Refém. Maria Lourdes Afiuni, em prisão domiciliar, desde fevereiro de 2011, em seu apartamento: familiares, transformados em porta-vozes, relatam o drama vivido pela juíza Janaína Figueiredo |
Presa, juíza faz campanha silenciosa na Venezuela
Maria Lourdes Afiuni foi transformada em ícone da luta contra interferência no Judiciário
Por ordem do Tribunal Supremo de Justiça, a juíza não pode falar com a imprensa e tampouco poderá votar na eleições presidenciais mais difíceis da última década para o chavismo. Seu caso é emblemático, e sua liberdade já foi pedida pelas Nações Unidas, Organização de Estados Americanos (OEA) e associações de juristas de países como Espanha e Inglaterra, entre outras entidades internacionais que lhe expressaram solidariedade. Mas Afiuni continua presa em seu apartamento localizado na região de El Hatillo, zona oeste de Caracas, que há cerca de duas semanas foi baleado por supostos seguidores do presidente. O GLOBO visitou a juíza e conversou com seus familiares. São eles que podem dar declarações sobre o drama da mulher que virou uma espécie de símbolo da resistência à revolução bolivariana.
Para entrar no apartamento de Afiuni é preciso se identificar como amigo da família e apresentar um documento aos oficiais da Guarda Nacional que estão instalados no prédio Rubi. Entre 17 e 20 militares estão permanentemente presentes no lugar. Quando a juíza foi operada, seus parentes asseguram que mais de cem oficiais estiveram no hospital — até dentro da sala de operações.
- Ela é tratada como se fosse uma terrorista. O mais incrível é que até hoje não entendemos por que o governo está atuando desta maneira - disse Elina, mãe da juíza.
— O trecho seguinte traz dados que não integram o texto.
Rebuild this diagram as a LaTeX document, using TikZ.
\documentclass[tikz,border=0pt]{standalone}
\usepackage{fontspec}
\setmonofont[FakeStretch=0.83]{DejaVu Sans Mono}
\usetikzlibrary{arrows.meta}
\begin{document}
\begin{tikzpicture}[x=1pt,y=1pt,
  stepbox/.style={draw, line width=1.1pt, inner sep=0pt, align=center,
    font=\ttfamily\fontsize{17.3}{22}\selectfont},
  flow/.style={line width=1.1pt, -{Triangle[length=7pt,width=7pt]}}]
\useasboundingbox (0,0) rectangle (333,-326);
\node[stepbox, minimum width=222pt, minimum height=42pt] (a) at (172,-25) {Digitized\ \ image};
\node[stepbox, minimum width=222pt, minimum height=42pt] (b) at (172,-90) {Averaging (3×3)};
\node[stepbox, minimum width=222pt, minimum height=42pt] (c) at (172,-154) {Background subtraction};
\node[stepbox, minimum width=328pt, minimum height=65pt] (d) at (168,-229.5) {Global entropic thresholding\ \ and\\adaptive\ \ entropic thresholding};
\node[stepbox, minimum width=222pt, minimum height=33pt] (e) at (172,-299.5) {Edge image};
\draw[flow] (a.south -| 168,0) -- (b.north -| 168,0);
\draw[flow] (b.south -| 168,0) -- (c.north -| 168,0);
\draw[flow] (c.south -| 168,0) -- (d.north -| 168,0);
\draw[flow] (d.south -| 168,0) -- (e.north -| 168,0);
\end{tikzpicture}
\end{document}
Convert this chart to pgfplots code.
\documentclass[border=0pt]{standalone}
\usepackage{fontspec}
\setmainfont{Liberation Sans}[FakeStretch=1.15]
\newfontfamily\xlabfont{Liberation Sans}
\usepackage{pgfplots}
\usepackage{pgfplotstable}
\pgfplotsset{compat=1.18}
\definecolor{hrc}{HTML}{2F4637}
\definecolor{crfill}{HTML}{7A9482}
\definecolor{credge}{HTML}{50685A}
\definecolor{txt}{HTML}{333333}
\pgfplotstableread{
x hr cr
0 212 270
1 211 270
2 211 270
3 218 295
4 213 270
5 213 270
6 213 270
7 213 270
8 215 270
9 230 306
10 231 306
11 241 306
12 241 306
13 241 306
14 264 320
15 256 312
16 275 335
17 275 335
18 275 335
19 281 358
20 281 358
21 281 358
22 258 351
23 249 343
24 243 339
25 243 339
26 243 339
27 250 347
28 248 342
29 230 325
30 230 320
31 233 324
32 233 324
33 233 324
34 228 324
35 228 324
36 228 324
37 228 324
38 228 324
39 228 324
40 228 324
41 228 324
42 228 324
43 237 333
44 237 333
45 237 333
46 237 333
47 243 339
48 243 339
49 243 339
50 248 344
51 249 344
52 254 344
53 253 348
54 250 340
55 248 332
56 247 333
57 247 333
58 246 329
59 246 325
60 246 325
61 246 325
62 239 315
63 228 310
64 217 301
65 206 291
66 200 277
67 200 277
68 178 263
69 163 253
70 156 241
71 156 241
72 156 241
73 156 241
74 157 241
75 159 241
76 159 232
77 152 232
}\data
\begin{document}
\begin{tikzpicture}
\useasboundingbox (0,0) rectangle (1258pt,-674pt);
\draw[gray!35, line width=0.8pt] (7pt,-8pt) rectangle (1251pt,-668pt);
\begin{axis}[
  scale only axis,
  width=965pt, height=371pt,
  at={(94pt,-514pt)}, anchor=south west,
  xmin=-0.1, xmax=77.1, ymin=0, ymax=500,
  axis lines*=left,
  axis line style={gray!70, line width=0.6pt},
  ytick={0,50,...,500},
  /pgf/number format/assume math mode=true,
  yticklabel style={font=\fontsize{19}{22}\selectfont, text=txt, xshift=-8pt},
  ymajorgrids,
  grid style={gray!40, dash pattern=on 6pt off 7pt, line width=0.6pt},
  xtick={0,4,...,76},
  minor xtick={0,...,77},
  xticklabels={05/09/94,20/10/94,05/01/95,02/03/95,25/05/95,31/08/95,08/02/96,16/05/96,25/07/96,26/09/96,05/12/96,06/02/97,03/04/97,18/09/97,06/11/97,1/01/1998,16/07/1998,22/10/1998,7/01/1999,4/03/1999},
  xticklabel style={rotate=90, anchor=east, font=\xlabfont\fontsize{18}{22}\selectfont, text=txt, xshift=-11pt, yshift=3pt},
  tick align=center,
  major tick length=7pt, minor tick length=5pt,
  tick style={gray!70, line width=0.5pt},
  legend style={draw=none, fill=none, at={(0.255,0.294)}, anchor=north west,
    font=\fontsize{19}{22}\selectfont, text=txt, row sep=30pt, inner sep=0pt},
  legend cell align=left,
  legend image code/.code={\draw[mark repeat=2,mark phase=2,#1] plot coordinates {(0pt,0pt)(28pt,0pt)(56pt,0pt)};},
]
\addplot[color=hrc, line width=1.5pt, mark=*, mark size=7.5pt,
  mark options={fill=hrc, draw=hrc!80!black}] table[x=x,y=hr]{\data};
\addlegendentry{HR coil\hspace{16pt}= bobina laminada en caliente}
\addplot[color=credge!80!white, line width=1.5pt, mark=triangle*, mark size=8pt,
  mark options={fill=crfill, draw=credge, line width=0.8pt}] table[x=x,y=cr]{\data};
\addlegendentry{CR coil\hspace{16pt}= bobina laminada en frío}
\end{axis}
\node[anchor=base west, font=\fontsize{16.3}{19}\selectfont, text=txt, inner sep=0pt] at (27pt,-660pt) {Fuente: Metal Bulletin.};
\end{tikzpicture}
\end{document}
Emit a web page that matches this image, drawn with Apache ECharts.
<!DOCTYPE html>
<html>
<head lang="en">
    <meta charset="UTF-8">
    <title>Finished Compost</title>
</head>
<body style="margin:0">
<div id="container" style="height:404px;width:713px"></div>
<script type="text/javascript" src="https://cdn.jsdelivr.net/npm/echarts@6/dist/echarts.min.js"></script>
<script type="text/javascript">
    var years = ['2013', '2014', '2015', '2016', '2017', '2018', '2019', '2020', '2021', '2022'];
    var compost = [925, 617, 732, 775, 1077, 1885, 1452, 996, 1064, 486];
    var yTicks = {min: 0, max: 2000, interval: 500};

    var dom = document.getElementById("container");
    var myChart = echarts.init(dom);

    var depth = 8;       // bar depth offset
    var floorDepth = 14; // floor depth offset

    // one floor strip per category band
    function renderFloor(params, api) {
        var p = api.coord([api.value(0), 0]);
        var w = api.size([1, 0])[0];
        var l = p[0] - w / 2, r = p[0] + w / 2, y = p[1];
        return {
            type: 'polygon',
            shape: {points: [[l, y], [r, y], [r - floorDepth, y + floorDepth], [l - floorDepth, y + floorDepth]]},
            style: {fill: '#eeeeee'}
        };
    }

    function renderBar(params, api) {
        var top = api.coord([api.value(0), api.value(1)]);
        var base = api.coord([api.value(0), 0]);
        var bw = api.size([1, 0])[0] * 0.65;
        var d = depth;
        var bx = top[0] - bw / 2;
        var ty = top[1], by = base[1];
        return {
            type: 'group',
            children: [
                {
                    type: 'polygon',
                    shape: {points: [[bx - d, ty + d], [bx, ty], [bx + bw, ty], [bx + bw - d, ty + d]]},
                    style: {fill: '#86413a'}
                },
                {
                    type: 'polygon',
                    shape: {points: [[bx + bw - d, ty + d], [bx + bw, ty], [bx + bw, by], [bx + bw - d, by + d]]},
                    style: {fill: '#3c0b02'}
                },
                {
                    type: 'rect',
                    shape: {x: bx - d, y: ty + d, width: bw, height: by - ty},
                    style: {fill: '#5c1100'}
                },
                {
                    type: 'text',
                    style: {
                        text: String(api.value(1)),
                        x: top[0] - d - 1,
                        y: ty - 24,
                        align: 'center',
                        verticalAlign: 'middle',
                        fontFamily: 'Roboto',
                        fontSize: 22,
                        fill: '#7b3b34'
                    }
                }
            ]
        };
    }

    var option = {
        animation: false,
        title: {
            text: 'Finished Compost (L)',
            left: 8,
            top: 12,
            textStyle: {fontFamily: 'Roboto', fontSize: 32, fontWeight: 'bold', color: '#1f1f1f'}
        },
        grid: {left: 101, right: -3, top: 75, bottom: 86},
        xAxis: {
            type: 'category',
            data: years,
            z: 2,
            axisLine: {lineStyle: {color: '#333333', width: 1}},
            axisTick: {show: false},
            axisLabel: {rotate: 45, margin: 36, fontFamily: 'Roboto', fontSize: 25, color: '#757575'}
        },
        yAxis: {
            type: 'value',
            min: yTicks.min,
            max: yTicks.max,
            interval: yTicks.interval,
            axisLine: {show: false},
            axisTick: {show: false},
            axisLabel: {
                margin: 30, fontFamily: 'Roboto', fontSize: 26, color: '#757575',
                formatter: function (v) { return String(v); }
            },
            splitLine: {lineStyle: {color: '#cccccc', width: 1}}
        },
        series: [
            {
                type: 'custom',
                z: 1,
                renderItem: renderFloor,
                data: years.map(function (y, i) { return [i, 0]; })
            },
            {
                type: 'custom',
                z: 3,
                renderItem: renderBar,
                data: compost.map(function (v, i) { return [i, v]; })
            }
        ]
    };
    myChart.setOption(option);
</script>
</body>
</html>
Antes de chegar a Afiuni, o caso Cedeño já havia passado pelas mãos de vários juízes, que não se atreveram a tomar uma decisão favorável ao empresário. Segundo Nelson, irmão da juíza, quando Afiuni leu o expediente, percebeu que era impossível continuar mantendo o empresário atrás das grades. Até mesmo a ONU defendia, por escrito, a liberdade dele. Quinze minutos depois de ter assinado sua resolução, a juíza foi detida.
- Temos várias versões, algumas indicam que Cedeño teria dado dinheiro à oposição, outras que teria tido um problema amoroso com uma das filhas do presidente - disse Nelson. - Seja como for minha irmã fez o que era correto e até agora não foi provada nenhuma das acusações do governo, entre elas a de corrupção. Nosso processo está repleto de irregularidades, é tudo um grande absurdo.
O caso Afiuni foi um dos grandes destaques do último relatório da Human Rights Watch sobre a Venezuela, intitulado “Apertando o cerco: concentração e abuso de poder na Venezuela de Chávez”. O documento assegura que antes da detenção da juíza, seus colegas tinham medo de questionamentos públicos pelo Palácio Miraflores. Desde dezembro de 2010, apontou a ONG, havia medo de se terminar como Afiuni.
- Sempre achamos que o Judiciário não era independente neste governo. Hoje, temos plena certeza disso - assegurou Elina.
A juíza é mãe solteira e mora com a filha, Geraldine, estudante universitária que tenta manter uma vida normal, e seus pais. Sem poder sair de casa, Afiuni passa o tempo recebendo visitas, fazendo comentários no Twitter, cursos de inglês online, quebra-cabeças e lendo livros de autoajuda. Seus problemas de saúde são delicados, e os médicos que a atendem — todos indicados e autorizados pelo governo — não querem diagnosticar as lesões encontradas em um de seus seios porque argumentam que nenhum tratamento pode ser realizado com os prazos da Justiça venezuelana.
- O tribunal demorou um ano para liberar uma segunda cirurgia para corrigir a primeira intervenção na região do útero - contou Nelson.
Se Chávez for reeleito, seu futuro é absolutamente incerto, embora o presidente tenha dito, na quinta-feira, que estaria disposto a rever casos judiciais de pessoas que, segundo a oposição, são perseguidas políticas. Uma eventual vitória de Capriles poderia abrir a porta para um indulto. Sem medo de novos ataques, a família colocou uma foto do candidato opositor na grade da janela principal do apartamento, com um terço pendurado.
- Não vão nos calar - concluiu Elina, sem esconder as lágrimas nos olhos.